- **WRITTEN TASK**: Output each line exactly as it appears, skipping any embedded picture.

◇ ◇ ◇

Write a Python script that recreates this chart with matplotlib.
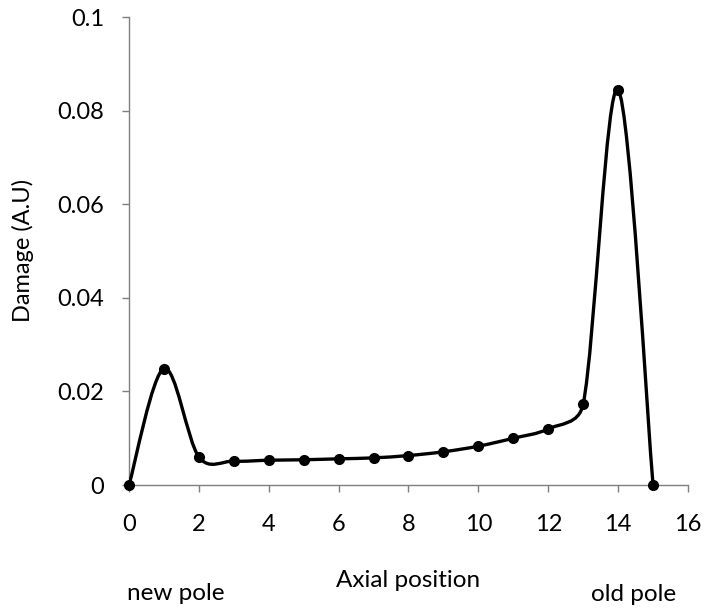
import numpy as np
import matplotlib.pyplot as plt
from matplotlib.path import Path
from matplotlib.patches import PathPatch

# ---------- DATA ----------
positions = list(range(16))
damage = [0.0, 0.0249, 0.0060, 0.0051, 0.0053, 0.0054, 0.0056, 0.0058,
          0.0063, 0.0071, 0.0083, 0.0100, 0.0120, 0.0173, 0.0845, 0.0]
x_ticks = [0, 2, 4, 6, 8, 10, 12, 14, 16]
y_ticks = [0, 0.02, 0.04, 0.06, 0.08, 0.1]
y_tick_labels = ["0", "0.02", "0.04", "0.06", "0.08", "0.1"]
# --------------------------

plt.rcParams["font.family"] = ["Lato", "DejaVu Sans"]


def excel_smooth_path(ax, xs, ys):
    # bezier through the points, control points shortened the way Excel
    # does it when a neighbour segment is much longer (measured on screen)
    pts = np.column_stack([xs, ys]).astype(float)
    pix = ax.transData.transform(pts)
    n = len(pts)
    verts = [pts[0]]
    codes = [Path.MOVETO]
    for i in range(n - 1):
        i0 = max(i - 1, 0)
        i3 = min(i + 2, n - 1)
        d12 = np.hypot(*(pix[i + 1] - pix[i]))
        d02 = np.hypot(*(pix[i + 1] - pix[i0]))
        d13 = np.hypot(*(pix[i3] - pix[i]))
        f = g = 1.0 / 6.0
        if d02 / 6.0 >= d12 / 2.0 and d02 > 0:
            f = d12 / d02 / 2.0
        if d13 / 6.0 >= d12 / 2.0 and d13 > 0:
            g = d12 / d13 / 2.0
        c1 = pts[i] + f * (pts[i + 1] - pts[i0])
        c2 = pts[i + 1] - g * (pts[i3] - pts[i])
        verts += [c1, c2, pts[i + 1]]
        codes += [Path.CURVE4] * 3
    return Path(verts, codes)


fig = plt.figure(figsize=(7.06, 6.09), dpi=100)
ax = fig.add_axes([0.1827, 0.2036, 0.7918, 0.7680])
ax.set_xlim(0, 16)
ax.set_ylim(0, 0.1)

patch = PathPatch(excel_smooth_path(ax, positions, damage), facecolor="none",
                  edgecolor="black", linewidth=2.4, capstyle="round",
                  joinstyle="round", zorder=3)
ax.add_patch(patch)
ax.plot(positions, damage, linestyle="none", marker="o", markersize=7,
        color="black", zorder=4, clip_on=False)

ax.set_xticks(x_ticks)
ax.set_yticks(y_ticks)
ax.set_yticklabels(y_tick_labels)

for side in ["top", "right"]:
    ax.spines[side].set_visible(False)
for side in ["left", "bottom"]:
    ax.spines[side].set_color("#7f7f7f")
    ax.spines[side].set_linewidth(1.0)

ax.tick_params(axis="both", direction="out", length=5, width=1.0,
               color="#7f7f7f", labelsize=17, labelcolor="black")
ax.tick_params(axis="x", pad=16)
ax.tick_params(axis="y", pad=13)

fig.text(23 / 706, 1 - 250 / 609, "Damage (A.U)", rotation=90, ha="center",
         va="center", fontsize=17)
fig.text(0.578, 0.0361, "Axial position", ha="center", va="baseline",
         fontsize=17.5)
fig.text(0.2493, 0.0148, "new pole", ha="center", va="baseline", fontsize=17.5)
fig.text(0.897, 0.0131, "old pole", ha="center", va="baseline", fontsize=17.5)

fig.savefig("out.png", dpi=100)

◇ ◇ ◇

- **ANSWER TO THIS TASK**:
Write a Python script that recreates this chart with matplotlib.
import numpy as np
import matplotlib.pyplot as plt
from matplotlib.path import Path
from matplotlib.patches import PathPatch

# ---------- DATA ----------
positions = list(range(16))
damage = [0.0, 0.0249, 0.0060, 0.0051, 0.0053, 0.0054, 0.0056, 0.0058,
          0.0063, 0.0071, 0.0083, 0.0100, 0.0120, 0.0173, 0.0845, 0.0]
x_ticks = [0, 2, 4, 6, 8, 10, 12, 14, 16]
y_ticks = [0, 0.02, 0.04, 0.06, 0.08, 0.1]
y_tick_labels = ["0", "0.02", "0.04", "0.06", "0.08", "0.1"]
# --------------------------

plt.rcParams["font.family"] = ["Lato", "DejaVu Sans"]


def excel_smooth_path(ax, xs, ys):
    # bezier through the points, control points shortened the way Excel
    # does it when a neighbour segment is much longer (measured on screen)
    pts = np.column_stack([xs, ys]).astype(float)
    pix = ax.transData.transform(pts)
    n = len(pts)
    verts = [pts[0]]
    codes = [Path.MOVETO]
    for i in range(n - 1):
        i0 = max(i - 1, 0)
        i3 = min(i + 2, n - 1)
        d12 = np.hypot(*(pix[i + 1] - pix[i]))
        d02 = np.hypot(*(pix[i + 1] - pix[i0]))
        d13 = np.hypot(*(pix[i3] - pix[i]))
        f = g = 1.0 / 6.0
        if d02 / 6.0 >= d12 / 2.0 and d02 > 0:
            f = d12 / d02 / 2.0
        if d13 / 6.0 >= d12 / 2.0 and d13 > 0:
            g = d12 / d13 / 2.0
        c1 = pts[i] + f * (pts[i + 1] - pts[i0])
        c2 = pts[i + 1] - g * (pts[i3] - pts[i])
        verts += [c1, c2, pts[i + 1]]
        codes += [Path.CURVE4] * 3
    return Path(verts, codes)


fig = plt.figure(figsize=(7.06, 6.09), dpi=100)
ax = fig.add_axes([0.1827, 0.2036, 0.7918, 0.7680])
ax.set_xlim(0, 16)
ax.set_ylim(0, 0.1)

patch = PathPatch(excel_smooth_path(ax, positions, damage), facecolor="none",
                  edgecolor="black", linewidth=2.4, capstyle="round",
                  joinstyle="round", zorder=3)
ax.add_patch(patch)
ax.plot(positions, damage, linestyle="none", marker="o", markersize=7,
        color="black", zorder=4, clip_on=False)

ax.set_xticks(x_ticks)
ax.set_yticks(y_ticks)
ax.set_yticklabels(y_tick_labels)

for side in ["top", "right"]:
    ax.spines[side].set_visible(False)
for side in ["left", "bottom"]:
    ax.spines[side].set_color("#7f7f7f")
    ax.spines[side].set_linewidth(1.0)

ax.tick_params(axis="both", direction="out", length=5, width=1.0,
               color="#7f7f7f", labelsize=17, labelcolor="black")
ax.tick_params(axis="x", pad=16)
ax.tick_params(axis="y", pad=13)

fig.text(23 / 706, 1 - 250 / 609, "Damage (A.U)", rotation=90, ha="center",
         va="center", fontsize=17)
fig.text(0.578, 0.0361, "Axial position", ha="center", va="baseline",
         fontsize=17.5)
fig.text(0.2493, 0.0148, "new pole", ha="center", va="baseline", fontsize=17.5)
fig.text(0.897, 0.0131, "old pole", ha="center", va="baseline", fontsize=17.5)

fig.savefig("out.png", dpi=100)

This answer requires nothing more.